Section 383-B:10-1005

    383-B:10-1005 Examination of Foreign banks and Foreign Bank Holding Companies. –
(a) The commissioner may examine New Hampshire branch offices of (i) foreign banks, other than national banks and federal savings banks, and (ii) foreign bank holding companies. The commissioner may, as an adjunct to such authority, enter into agreements with federal and other state regulatory authorities to examine or participate in the examination of New Hampshire branch offices of foreign banks and foreign bank holding companies. Notwithstanding RSA 98-B:5, or any other provision of law to the contrary, the commissioner is authorized to permit one or more department employees to travel outside this state for purposes of conducting or participating in the examination of a foreign bank or foreign bank holding companies without the necessity of obtaining the separate consent of the governor and executive council for such out-of-state travel. The commissioner is further authorized to enter into agreements with federal and other state regulatory authorities for purposes of sharing and protecting the confidentiality of any department examination report, work papers, or other examination information and the examination report, work papers, or other examination information of the other state or federal regulatory authority.
(b) The cost of any examination conducted under subsection (a) shall be the same as that provided by RSA 383:11.
(c) The commissioner and examination personnel making an examination, either individually or as a group, may mutually agree to flexible or alternative work schedules, similar to Federal Deposit Insurance Corporation and Federal Reserve Bank examiner work schedules, that will permit department examiners assigned to an out-of-state examination to work less than 5 days per calendar week, provided that the examiner shall work no less than 75 hours per scheduled pay period. Neither the commissioner nor any employee affected hereby shall be required or compelled, as a condition of continued employment or otherwise, to consent to such flexible or alternative work schedule. The commissioner shall be entitled to establish policies that set forth the number of hours in each work day and the days of the week that constitute work days, or other conditions applicable to flexible and alternative work schedules, and any flexible or alternative work schedule agreements entered into between the commissioner and examiners shall be subject to such policies.

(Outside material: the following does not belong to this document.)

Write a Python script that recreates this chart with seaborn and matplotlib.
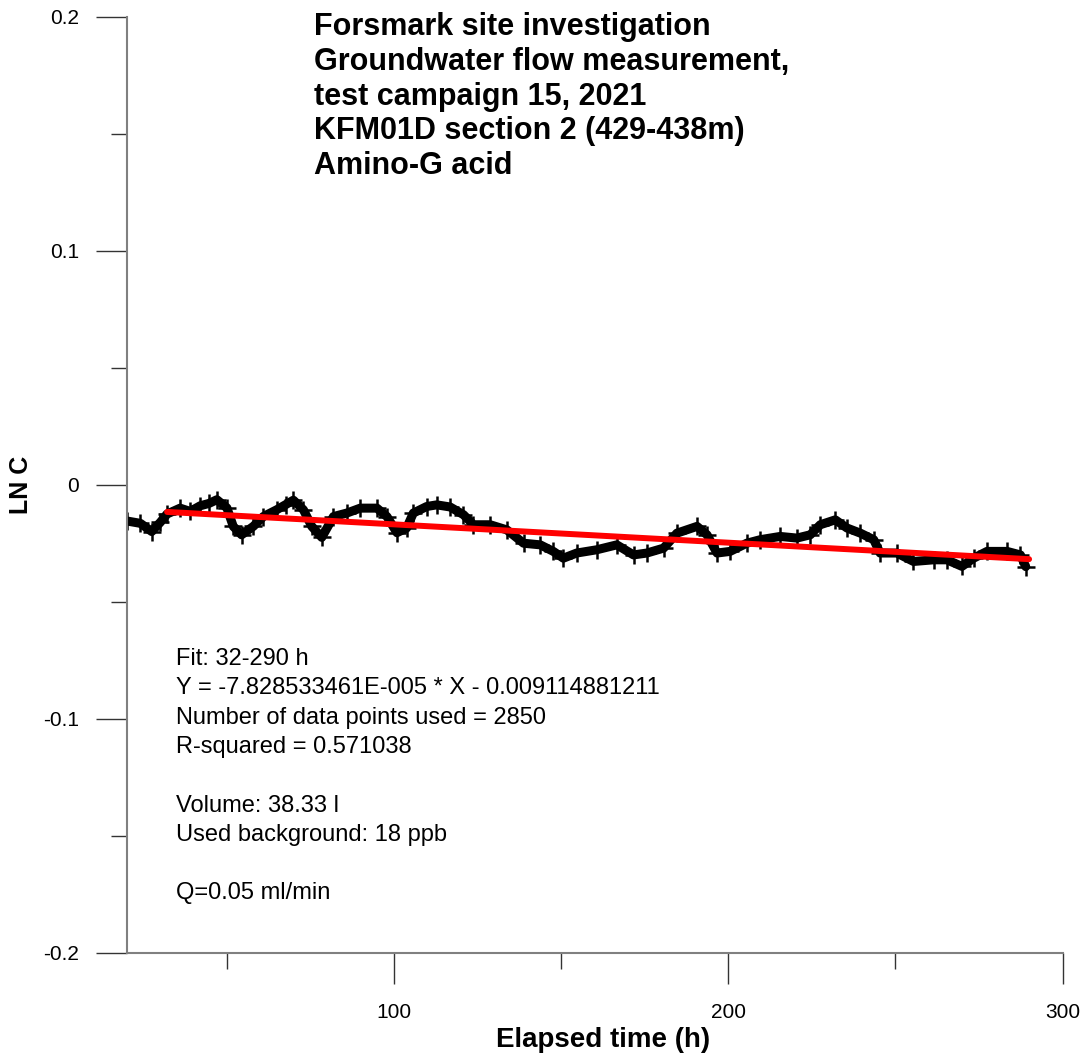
import matplotlib
matplotlib.use("Agg")
import matplotlib.pyplot as plt
import seaborn as sns
import numpy as np
import pandas as pd

# ---- data ----
hours = [20.0, 24.0, 27.4, 30.0, 32.0, 35.9, 38.9, 41.9, 44.5, 46.9, 49.9,
         51.8, 54.3, 57.8, 60.8, 64.8, 67.5, 69.8, 72.8, 75.3, 78.3, 81.8,
         85.8, 89.8, 94.8, 97.8, 100.8, 103.7, 105.7, 109.7, 112.7, 116.7,
         120.7, 123.7, 128.7, 133.7, 138.7, 143.7, 147.6, 150.6, 154.6,
         160.6, 166.6, 171.6, 175.6, 180.6, 184.6, 190.6, 193.6, 196.6,
         200.5, 205.5, 209.5, 215.5, 220.5, 224.5, 227.5, 232.0, 235.5,
         239.5, 243.5, 245.4, 250.4, 255.4, 261.4, 265.4, 269.9, 273.4,
         277.4, 283.4, 287.4, 289.0]
ln_c = [-0.0155, -0.0165, -0.0200, -0.0160, -0.0125, -0.0100, -0.0114,
        -0.0090, -0.0080, -0.0064, -0.0099, -0.0178, -0.0214, -0.0178,
        -0.0136, -0.0107, -0.0085, -0.0066, -0.0107, -0.0178, -0.0225,
        -0.0136, -0.0121, -0.0100, -0.0100, -0.0136, -0.0205, -0.0185,
        -0.0121, -0.0093, -0.0086, -0.0095, -0.0128, -0.0171, -0.0171,
        -0.0193, -0.0250, -0.0257, -0.0285, -0.0314, -0.0292, -0.0278,
        -0.0257, -0.0300, -0.0292, -0.0271, -0.0207, -0.0178, -0.0214,
        -0.0292, -0.0285, -0.0250, -0.0235, -0.0221, -0.0228, -0.0214,
        -0.0171, -0.0150, -0.0185, -0.0207, -0.0235, -0.0292, -0.0292,
        -0.0328, -0.0321, -0.0321, -0.0349, -0.0314, -0.0285, -0.0285,
        -0.0300, -0.0350]

fit_range = [32, 290]
fit_slope = -7.828533461e-05
fit_intercept = -0.009114881211

x_ticks = [100, 200, 300]
x_tick_labels = ["100", "200", "300"]
x_minor = [50, 150, 250]
y_ticks = [-0.2, -0.1, 0.0, 0.1, 0.2]
y_tick_labels = ["-0.2", "-0.1", "0", "0.1", "0.2"]
y_minor = [-0.15, -0.05, 0.05, 0.15]

title_lines = ["Forsmark site investigation",
               "Groundwater flow measurement,",
               "test campaign 15, 2021",
               "KFM01D section 2 (429-438m)",
               "Amino-G acid"]
info_lines = ["Fit: 32-290 h",
              "Y = -7.828533461E-005 * X - 0.009114881211",
              "Number of data points used = 2850",
              "R-squared = 0.571038",
              "",
              "Volume: 38.33 l",
              "Used background: 18 ppb",
              "",
              "Q=0.05 ml/min"]

# ---- figure ----
sns.set_theme(style="white")
plt.rcParams["font.family"] = ["Liberation Sans", "DejaVu Sans"]
plt.rcParams["text.color"] = "black"
plt.rcParams["axes.labelcolor"] = "black"
plt.rcParams["xtick.color"] = "black"
plt.rcParams["ytick.color"] = "black"

fig = plt.figure(figsize=(10.89, 10.59), dpi=100)
ax = fig.add_axes([127/1089, 1 - 952.5/1059, (1062.5 - 127)/1089, (952.5 - 17)/1059])

df = pd.DataFrame({"t": hours, "lnc": ln_c})
sns.lineplot(data=df, x="t", y="lnc", ax=ax, color="black", linewidth=6.5,
             marker="+", markersize=13, markeredgewidth=1.8,
             markeredgecolor="black", zorder=2)

fx = np.array(fit_range, dtype=float)
fdf = pd.DataFrame({"t": fx, "y": fit_slope * fx + fit_intercept})
sns.lineplot(data=fdf, x="t", y="y", ax=ax, color="red", linewidth=4.3,
             zorder=3)

ax.set_xlim(20, 300)
ax.set_ylim(-0.2, 0.2)
ax.set_xticks(x_ticks)
ax.set_xticklabels(x_tick_labels)
ax.set_xticks(x_minor, minor=True)
ax.set_yticks(y_ticks)
ax.set_yticklabels(y_tick_labels)
ax.set_yticks(y_minor, minor=True)

for s in ["top", "right"]:
    ax.spines[s].set_visible(False)
for s in ["left", "bottom"]:
    ax.spines[s].set_color("#808080")
    ax.spines[s].set_linewidth(1.5)

ax.tick_params(axis="both", which="major", direction="out", length=22.3,
               width=1.0, color="#333333", labelsize=15, labelcolor="black",
               bottom=True, left=True)
ax.tick_params(axis="x", which="major", pad=14)
ax.tick_params(axis="y", which="major", pad=12)
ax.tick_params(axis="both", which="minor", direction="out", length=11.5,
               width=1.0, color="#333333", bottom=True, left=True)

ax.set_xlabel("Elapsed time (h)", fontsize=20, fontweight="bold")
ax.set_ylabel("LN C", fontsize=18, fontweight="bold")
ax.xaxis.set_label_coords((603 - 127) / 935.5, (952.5 - 1040) / 935.5)
ax.xaxis.label.set_va("center")
ax.yaxis.set_label_coords((21 - 127) / 935.5, (952.5 - 485) / 935.5)
ax.yaxis.label.set_va("center")
ax.grid(False)

fig.text(314/1089, 1 - 12/1059, "\n".join(title_lines), fontsize=22,
         fontweight="bold", va="top", ha="left", linespacing=1.21)
fig.text(176/1089, 1 - 648/1059, "\n".join(info_lines), fontsize=17,
         va="top", ha="left", linespacing=1.43)

fig.savefig("out.png", dpi=100)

Source. 2015, 272:16, eff. Oct. 1, 2015. 2019, 168:11, eff. Sept. 8, 2019.

Section 383-B:10-1006

    383-B:10-1006 Examination of Out-of-State Branch Offices of Depository Banks. – The commissioner shall be authorized to conduct or to enter into agreements with federal bank or foreign regulatory authorities to examine out-of-state branch offices of depository banks. The cost of such examinations shall be chargeable and paid in accordance with RSA 383-B:10-1005 and RSA 383:11, I. RSA 383-B:10-1005 shall apply to department examination personnel employed in making such examinations.

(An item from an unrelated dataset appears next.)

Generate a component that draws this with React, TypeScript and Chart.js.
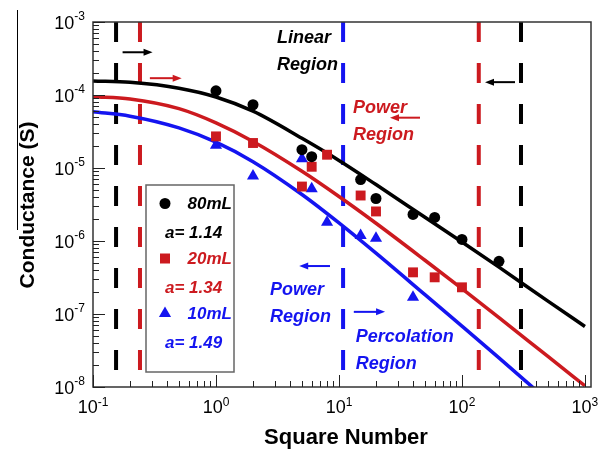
import React, { useEffect, useRef } from "react";
import { Chart, registerables } from "chart.js";
Chart.register(...registerables);

// ---- measured data ----
const x80 = [1, 2, 5, 6, 15, 20, 40, 60, 100, 200];
const y80 = [1.14e-4, 7.35e-5, 1.78e-5, 1.43e-5, 6.95e-6, 3.82e-6, 2.31e-6, 2.1e-6, 1.05e-6, 5.26e-7];
const x20 = [1, 2, 5, 6, 8, 15, 20, 40, 60, 100];
const y20 = [2.71e-5, 2.2e-5, 5.57e-6, 1.04e-5, 1.52e-5, 4.2e-6, 2.54e-6, 3.72e-7, 3.18e-7, 2.32e-7];
const x10 = [1, 2, 5, 6, 8, 15, 20, 40];
const y10 = [2.05e-5, 7.8e-6, 1.34e-5, 5.2e-6, 1.8e-6, 1.19e-6, 1.09e-6, 1.7e-7];

// fitted curves
const fitX = [0.1, 0.2, 0.5, 1, 2, 5, 10, 20, 50, 100, 200, 500, 1000];
const fit80 = [1.56e-4, 1.49e-4, 1.24e-4, 9.4e-5, 6.0e-5, 2.55e-5, 1.27e-5, 5.93e-6, 2.11e-6, 9.68e-7, 4.38e-7, 1.5e-7, 6.75e-8];
const fit20 = [9.44e-5, 8.81e-5, 6.5e-5, 4.15e-5, 2.31e-5, 9.02e-6, 4.07e-6, 1.75e-6, 5.45e-7, 2.22e-7, 8.91e-8, 2.62e-8, 1.04e-8];
const fit10 = [5.89e-5, 5.13e-5, 3.55e-5, 2.26e-5, 1.22e-5, 4.34e-6, 1.77e-6, 6.81e-7, 1.84e-7, 6.81e-8, 2.5e-8, 6.5e-9];

// region boundary lines (x positions)
const boundaryX = [0.154, 0.241, 10.8, 137, 302];
const boundaryColor = ["#000000", "#cc1a1f", "#1414f0", "#cc1a1f", "#000000"];

// region labels
const labelText = ["Linear", "Region", "Power", "Region", "Power", "Region", "Percolation", "Region"];
const labelX = [3.13, 3.13, 13.0, 13.0, 2.75, 2.75, 13.7, 13.7];
const labelY = [5.16e-4, 2.23e-4, 5.62e-5, 2.44e-5, 1.81e-7, 7.73e-8, 4.12e-8, 1.76e-8];
const labelColor = ["#000000", "#000000", "#cc1a1f", "#cc1a1f", "#1414f0", "#1414f0", "#1414f0", "#1414f0"];

// arrows
const arrowTail = [0.174, 0.29, 270, 45.6, 8.45, 13.2];
const arrowHead = [0.305, 0.526, 154, 26, 4.75, 23.7];
const arrowY = [3.85e-4, 1.7e-4, 1.5e-4, 4.89e-5, 4.54e-7, 1.07e-7];
const arrowColor = ["#000000", "#cc1a1f", "#000000", "#cc1a1f", "#1414f0", "#1414f0"];

// legend
const legendNames = ["80mL", "20mL", "10mL"];
const legendA = ["a= 1.14", "a= 1.34", "a= 1.49"];
const legendColor = ["#000000", "#cc1a1f", "#1414f0"];
const legendShape = ["circle", "rect", "triangle"];

const xDecades = [-1, 0, 1, 2, 3];
const yDecades = [-8, -7, -6, -5, -4, -3];

const FONT = '"Liberation Sans", Arial, Helvetica, sans-serif';
const RED = "#cc1a1f";
const BLUE = "#1414f0";

const pts = (xs: number[], ys: number[]) => ys.map((y, i) => ({ x: xs[i], y }));

const overlay = {
  id: "overlay",
  afterDatasetsDraw(chart: any) {
    const ctx = chart.ctx as CanvasRenderingContext2D;
    const xs = chart.scales.x;
    const ys = chart.scales.y;
    const { left, right, top, bottom } = chart.chartArea;
    ctx.save();

    // frame
    ctx.strokeStyle = "#333";
    ctx.lineWidth = 1.5;
    ctx.strokeRect(left, top, right - left, bottom - top);

    // ticks (inward)
    ctx.lineWidth = 1;
    ctx.strokeStyle = "#222";
    ctx.beginPath();
    for (let e = -1; e <= 2; e++) {
      for (let m = 1; m <= 10; m++) {
        const v = m * Math.pow(10, e);
        const px = Math.round(xs.getPixelForValue(v)) + 0.5;
        const len = m === 1 || m === 10 ? 12 : 6;
        ctx.moveTo(px, bottom);
        ctx.lineTo(px, bottom - len);
      }
    }
    for (let e = -8; e <= -4; e++) {
      for (let m = 1; m <= 10; m++) {
        const v = m * Math.pow(10, e);
        const py = Math.round(ys.getPixelForValue(v)) + 0.5;
        const len = m === 1 || m === 10 ? 12 : 6;
        ctx.moveTo(left, py);
        ctx.lineTo(left + len, py);
      }
    }
    ctx.stroke();

    // tick labels
    ctx.fillStyle = "#000";
    ctx.textBaseline = "alphabetic";
    ctx.textAlign = "left";
    const big = `18px ${FONT}`;
    const small = `12px ${FONT}`;
    for (const e of xDecades) {
      const px = xs.getPixelForValue(Math.pow(10, e));
      ctx.font = big;
      const w1 = ctx.measureText("10").width;
      ctx.font = small;
      const w2 = ctx.measureText(String(e)).width;
      const start = px - (w1 + w2) / 2;
      ctx.font = big;
      ctx.fillText("10", start, bottom + 26);
      ctx.font = small;
      ctx.fillText(String(e), start + w1, bottom + 19);
    }
    for (const e of yDecades) {
      const py = ys.getPixelForValue(Math.pow(10, e));
      ctx.font = big;
      const w1 = ctx.measureText("10").width;
      ctx.font = small;
      const w2 = ctx.measureText(String(e)).width;
      const start = left - 8 - (w1 + w2);
      ctx.font = big;
      ctx.fillText("10", start, py + 6.5);
      ctx.font = small;
      ctx.fillText(String(e), start + w1, py - 2);
    }

    // axis titles
    ctx.font = `bold 22px ${FONT}`;
    ctx.textAlign = "center";
    ctx.fillText("Square Number", (left + right) / 2 + 4, 444);
    ctx.save();
    ctx.translate(28, 205);
    ctx.rotate(-Math.PI / 2);
    ctx.font = `bold 21px ${FONT}`;
    ctx.textBaseline = "middle";
    ctx.fillText("Conductance (S)", 0, 0);
    ctx.restore();

    // thin artifact line at far left
    ctx.strokeStyle = "#000";
    ctx.lineWidth = 1;
    ctx.beginPath();
    ctx.moveTo(17.5, 10);
    ctx.lineTo(17.5, 230);
    ctx.stroke();

    // region labels
    ctx.font = `italic bold 18px ${FONT}`;
    ctx.textAlign = "left";
    ctx.textBaseline = "alphabetic";
    labelText.forEach((t, i) => {
      ctx.fillStyle = labelColor[i];
      ctx.fillText(t, xs.getPixelForValue(labelX[i]), ys.getPixelForValue(labelY[i]));
    });

    // arrows
    arrowTail.forEach((tx, i) => {
      const x0 = xs.getPixelForValue(tx);
      const x1 = xs.getPixelForValue(arrowHead[i]);
      const y = ys.getPixelForValue(arrowY[i]);
      const dir = x1 > x0 ? 1 : -1;
      ctx.strokeStyle = arrowColor[i];
      ctx.fillStyle = arrowColor[i];
      ctx.lineWidth = 2;
      ctx.beginPath();
      ctx.moveTo(x0, y);
      ctx.lineTo(x1 - dir * 6, y);
      ctx.stroke();
      ctx.beginPath();
      ctx.moveTo(x1, y);
      ctx.lineTo(x1 - dir * 9, y - 3.5);
      ctx.lineTo(x1 - dir * 9, y + 3.5);
      ctx.closePath();
      ctx.fill();
    });

    // legend box
    const bx = 146, by = 185, bw = 88, bh = 187;
    ctx.fillStyle = "#fff";
    ctx.fillRect(bx, by, bw, bh);
    ctx.strokeStyle = "#666";
    ctx.lineWidth = 1.5;
    ctx.strokeRect(bx, by, bw, bh);
    ctx.font = `italic bold 17px ${FONT}`;
    legendNames.forEach((name, i) => {
      const cy = by + 18.5 + i * 55;
      const c = legendColor[i];
      ctx.fillStyle = c;
      const mx = bx + 19;
      ctx.beginPath();
      if (legendShape[i] === "circle") {
        ctx.arc(mx, cy, 5.5, 0, Math.PI * 2);
      } else if (legendShape[i] === "rect") {
        ctx.rect(mx - 5, cy - 5, 10, 10);
      } else {
        ctx.moveTo(mx, cy - 7);
        ctx.lineTo(mx + 6.1, cy + 3.5);
        ctx.lineTo(mx - 6.1, cy + 3.5);
        ctx.closePath();
      }
      ctx.fill();
      ctx.textAlign = "right";
      ctx.fillText(name, bx + 86, cy + 5);
      ctx.textAlign = "left";
      ctx.fillText(legendA[i], bx + 19, cy + 34);
    });

    ctx.restore();
  },
};

export default function App() {
  const ref = useRef<HTMLCanvasElement>(null);
  useEffect(() => {
    const datasets: any[] = [
      {
        label: "80mL",
        data: pts(x80, y80),
        showLine: false,
        pointStyle: "circle",
        pointRadius: 5.5,
        pointBackgroundColor: "#000",
        pointBorderWidth: 0,
        order: 0,
      },
      {
        label: "20mL",
        data: pts(x20, y20),
        showLine: false,
        pointStyle: "rect",
        pointRadius: 7,
        pointBackgroundColor: RED,
        pointBorderWidth: 0,
        order: 0,
      },
      {
        label: "10mL",
        data: pts(x10, y10),
        showLine: false,
        pointStyle: "triangle",
        pointRadius: 7,
        pointBackgroundColor: BLUE,
        pointBorderWidth: 0,
        order: 0,
      },
      ...[fit80, fit20, fit10].map((f, i) => ({
        label: "fit" + i,
        data: pts(fitX, f),
        showLine: true,
        borderColor: ["#000", RED, BLUE][i],
        borderWidth: 3.5,
        pointRadius: 0,
        cubicInterpolationMode: "monotone",
        order: 1,
      })),
      ...boundaryX.map((bx, i) => ({
        label: "b" + i,
        data: [
          { x: bx, y: 1e-3 },
          { x: bx, y: 1e-8 },
        ],
        showLine: true,
        borderColor: boundaryColor[i],
        borderWidth: 4,
        borderDash: [20, 21],
        pointRadius: 0,
        order: 2,
      })),
    ];
    const chart = new Chart(ref.current!, {
      type: "scatter",
      data: { datasets },
      options: {
        animation: false,
        responsive: false,
        devicePixelRatio: 1,
        layout: { padding: { left: 93, top: 22, right: 15, bottom: 63 } },
        plugins: { legend: { display: false }, tooltip: { enabled: false } },
        scales: {
          x: { type: "logarithmic", min: 0.1, max: 1120, display: false },
          y: { type: "logarithmic", min: 1e-8, max: 1e-3, display: false },
        },
      },
      plugins: [overlay],
    } as any);
    return () => chart.destroy();
  }, []);
  return (
    <div style={{ position: "fixed", left: 0, top: 0, width: 606, height: 450, background: "#fff" }}>
      <canvas ref={ref} width={606} height={450} style={{ width: 606, height: 450, display: "block" }} />
    </div>
  );
}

Source. 2015, 272:16, eff. Oct. 1, 2015.

Section 383-B:10-1007

    383-B:10-1007 Insurance Not Affected. – This chapter shall not be interpreted to limit or to enlarge the power of any depository bank, national bank, federal savings bank or foreign depository bank to engage in the business of insurance or in any activity requiring licensing under RSA 401 or RSA 405.

Source. 2015, 272:16, eff. Oct. 1, 2015.